Which equation below defines y as a function of x?

Steps to Solve

1. Analyze each equation for function definition To determine which equation defines $y$ as a function of $x$, check if each input $x$ corresponds to exactly one output $y$.

2. Evaluate the first equation: $3x - y^2 = 0$ Rearranging gives $y^2 = 3x$. This implies $y = \pm \sqrt{3x}$. Since this results in two different outputs for each positive $x$, it does not define $y$ as a function of $x$.

3. Evaluate the second equation: $3y - x^2 = 0$ Rearranging gives $y = \frac{x^2}{3}$. For any $x$, this results in a unique $y$. Thus, this does define $y$ as a function of $x$.

4. Evaluate the third equation: $x^2 + y^2 = 9$ This equation represents a circle with radius 3. For most $x$ values, there are two corresponding $y$ values, which means it does not define $y$ as a function of $x$.

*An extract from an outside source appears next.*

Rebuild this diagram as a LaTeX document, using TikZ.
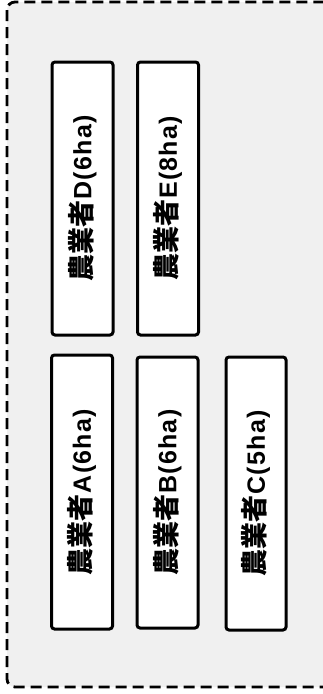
\documentclass[tikz,border=0pt]{standalone}
\usepackage{fontspec}
\newfontfamily\jpfont{Noto Sans CJK JP}
\newfontfamily\latfont[LetterSpace=5]{Liberation Sans}
\newcommand{\farmerlabel}[2]{{\jpfont\bfseries\fontsize{27}{27}\selectfont #1}{\latfont\bfseries\fontsize{25}{25}\selectfont\kern1pt #2}}
\begin{document}
\begin{tikzpicture}[x=1pt,y=-1pt,
  farmer/.style={draw=black, line width=3pt, rounded corners=3pt, fill=white,
    rotate=90, inner sep=0pt, minimum height=61pt, anchor=center}]
\useasboundingbox (0,0) rectangle (323,694);
\clip (0,0) rectangle (323,694);
\fill[white] (0,0) rectangle (323,694);
\draw[dash pattern=on 11pt off 6pt, line width=2.8pt, rounded corners=8pt, fill=black!6]
  (7,2) rectangle (340,687);
\node[farmer, minimum width=273pt] (bD) at (82.5,198.5) {\farmerlabel{農業者}{D(6ha)}};
\node[farmer, minimum width=273pt] (bE) at (168,198.5) {\farmerlabel{農業者}{E(8ha)}};
\node[farmer, minimum width=274pt] (bA) at (82,492) {\farmerlabel{農業者}{A(6ha)}};
\node[farmer, minimum width=271pt] (bB) at (167.5,492.5) {\farmerlabel{農業者}{B(6ha)}};
\node[farmer, minimum width=273pt, minimum height=60pt] (bC) at (256,493.5) {\farmerlabel{農業者}{C(5ha)}};
\end{tikzpicture}
\end{document}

5. Evaluate the fourth equation: $\frac{x}{y} = y$ Rearranging gives $x = y^2$. This implies $y = \pm \sqrt{x}$, which means this does not define $y$ as a function of $x$.

6. Evaluate the fifth equation: $y = \pm \sqrt{4 - x^2}$ This represents the upper and lower halves of a circle. For most $x$ values, there are two corresponding $y$ values, meaning it does not define a function.